Available data:

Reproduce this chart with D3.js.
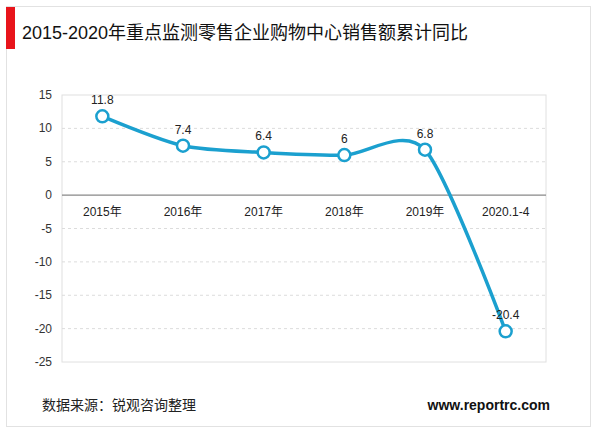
<!DOCTYPE html>
<html><head><meta charset="utf-8">
<script src="https://cdn.jsdelivr.net/npm/d3@7"></script>
<style>body{margin:0;background:#fff}text{font-family:Arial,"Liberation Sans","Noto Sans CJK SC",sans-serif}</style>
</head><body><svg width="600" height="433"></svg>
<script>
// data
let categories = ['2015年','2016年','2017年','2018年','2019年','2020.1-4'];
let values = [11.8, 7.4, 6.4, 6, 6.8, -20.4];
let yTicks = [15, 10, 5, 0, -5, -10, -15, -20, -25];

let svg = d3.select('svg');
let plotLeft = 62, plotRight = 546, plotTop = 95, plotBottom = 362;

// outer frame and title
svg.append('rect').attr('x', 6.5).attr('y', 6.5).attr('width', 584).attr('height', 420)
  .style('fill', 'none').style('stroke', '#e2e2e2');
svg.append('rect').attr('x', 6).attr('y', 7).attr('width', 9).attr('height', 42).style('fill', '#e8141b');
svg.append('text').attr('x', 22).attr('y', 39).style('font-size', '18px').style('fill', '#111')
  .text('2015-2020年重点监测零售企业购物中心销售额累计同比');

let x = d3.scaleBand().domain(categories).range([plotLeft, plotRight]);
let y = d3.scaleLinear().domain([-25, 15]).range([plotBottom, plotTop]);

// plot box
svg.append('rect').attr('x', plotLeft).attr('y', plotTop).attr('width', plotRight - plotLeft).attr('height', plotBottom - plotTop)
  .style('fill', 'none').style('stroke', '#e0e0e0');

// gridlines
svg.selectAll('line.grid').data(yTicks.filter(d => d != 0 && d != 15 && d != -25)).enter().append('line')
  .attr('x1', plotLeft).attr('x2', plotRight).attr('y1', d => y(d)).attr('y2', d => y(d))
  .style('stroke', '#dcdcdc').style('stroke-dasharray', '3,3');
svg.append('line').attr('x1', plotLeft).attr('x2', plotRight).attr('y1', y(0)).attr('y2', y(0))
  .style('stroke', '#888').style('stroke-width', 1.2);

// y labels
svg.selectAll('text.yl').data(yTicks).enter().append('text')
  .attr('x', 52).attr('y', d => y(d) + 4).attr('text-anchor', 'end')
  .style('font-size', '12px').style('fill', '#333').text(d => d);

// x labels
svg.selectAll('text.xl').data(categories).enter().append('text')
  .attr('x', d => x(d) + x.bandwidth() / 2).attr('y', y(0) + 21).attr('text-anchor', 'middle')
  .style('font-size', '12px').style('fill', '#222').text(d => d);

let pts = categories.map((c, i) => [x(c) + x.bandwidth() / 2, y(values[i])]);

svg.append('path').attr('d', d3.line().curve(d3.curveCardinal.tension(0.2))(pts))
  .style('fill', 'none').style('stroke', '#1ba0cf').style('stroke-width', 3.5);

svg.selectAll('circle').data(pts).enter().append('circle')
  .attr('cx', d => d[0]).attr('cy', d => d[1]).attr('r', 6)
  .style('fill', '#fff').style('stroke', '#1ba0cf').style('stroke-width', 2.5);

svg.selectAll('text.vl').data(values).enter().append('text')
  .attr('x', (d, i) => pts[i][0]).attr('y', (d, i) => pts[i][1] - 12).attr('text-anchor', 'middle')
  .style('font-size', '12px').style('fill', '#222').text(d => d);

// footer
svg.append('text').attr('x', 42).attr('y', 410).style('font-size', '14px').style('fill', '#222')
  .text('数据来源：锐观咨询整理');
svg.append('text').attr('x', 550).attr('y', 410).attr('text-anchor', 'end')
  .style('font-size', '14px').style('font-weight', 'bold').style('fill', '#111').text('www.reportrc.com');
</script></body></html>
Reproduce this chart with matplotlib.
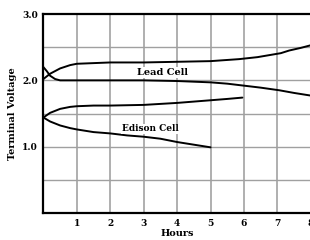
import matplotlib
matplotlib.use('Agg')
import matplotlib.pyplot as plt

# curves (hours, volts)
lead_charge_h = [0.0, 0.2, 0.5, 0.8, 1.0, 1.5, 2.0, 3.0, 4.0, 5.0, 5.85, 6.4, 6.75, 7.1, 7.35, 7.7, 8.0]
lead_charge_v = [2.02, 2.10, 2.18, 2.23, 2.25, 2.26, 2.27, 2.27, 2.28, 2.29, 2.32, 2.35, 2.38, 2.41, 2.45, 2.49, 2.53]

lead_disch_h = [0.0, 0.1, 0.2, 0.35, 0.5, 1.0, 2.0, 3.0, 4.0, 5.0, 5.5, 6.0, 6.5, 7.06, 7.5, 8.0]
lead_disch_v = [2.20, 2.14, 2.07, 2.02, 2.00, 2.00, 2.00, 2.00, 1.99, 1.97, 1.95, 1.92, 1.89, 1.85, 1.81, 1.77]

edison_charge_h = [0.0, 0.2, 0.5, 0.8, 1.0, 1.5, 2.0, 3.0, 4.0, 4.5, 5.0, 5.5, 5.95]
edison_charge_v = [1.44, 1.51, 1.57, 1.60, 1.61, 1.62, 1.62, 1.63, 1.66, 1.68, 1.70, 1.72, 1.74]

edison_disch_h = [0.0, 0.2, 0.5, 0.8, 1.0, 1.5, 2.0, 2.5, 3.0, 3.5, 4.0, 4.5, 5.0]
edison_disch_v = [1.44, 1.38, 1.32, 1.28, 1.26, 1.22, 1.20, 1.17, 1.15, 1.12, 1.07, 1.03, 0.99]

x_ticks = [1, 2, 3, 4, 5, 6, 7, 8]
y_ticks = [1.0, 2.0, 3.0]

font = {'family': 'DejaVu Serif', 'weight': 'bold'}

fig = plt.figure(figsize=(3.1, 2.4), dpi=100)
ax = fig.add_axes([0.140, 0.1125, 0.863, 0.829])
ax.set_xlim(0, 8)
ax.set_ylim(0, 3.0)

# grid every hour and every half volt
for h in range(1, 8):
    ax.axvline(h, color='#9a9a9a', lw=1.1, zorder=1)
for v in [0.5, 1.0, 1.5, 2.0, 2.5]:
    ax.axhline(v, color='#a0a0a0', lw=1.0, zorder=1)

for xs, ys in [(lead_charge_h, lead_charge_v), (lead_disch_h, lead_disch_v),
               (edison_charge_h, edison_charge_v), (edison_disch_h, edison_disch_v)]:
    ax.plot(xs, ys, color='black', lw=1.4, solid_capstyle='round', zorder=3)

ax.text(3.57, 2.12, 'Lead Cell', ha='center', va='center', fontsize=7, zorder=4,
        bbox=dict(facecolor='white', edgecolor='none', pad=0.5), **font)
ax.text(3.2, 1.27, 'Edison Cell', ha='center', va='center', fontsize=6.5, zorder=4,
        bbox=dict(facecolor='white', edgecolor='none', pad=0.5), **font)

ax.set_xticks(x_ticks)
ax.set_xticklabels([str(t) for t in x_ticks], fontsize=6.5, **font)
ax.set_yticks(y_ticks)
ax.set_yticklabels(['%.1f' % t for t in y_ticks], fontsize=6.5, **font)
ax.tick_params(length=0, pad=4)

for side in ['left', 'bottom', 'top']:
    ax.spines[side].set_linewidth(1.6)
ax.spines['right'].set_visible(False)

ax.set_xlabel('Hours', fontsize=7, labelpad=1, **font)
ax.set_ylabel('Terminal Voltage', fontsize=7, labelpad=4, **font)

fig.savefig('out.png', dpi=100)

Task brief: Every line from the one containing "Reproduce this chart with matplotlib." to the one containing "import matplotlib.pyplot as plt" should be output exactly, both ends included. Nothing else goes in, and no pictures either.

Output for this task:
Reproduce this chart with matplotlib.
import matplotlib
matplotlib.use('Agg')
import matplotlib.pyplot as plt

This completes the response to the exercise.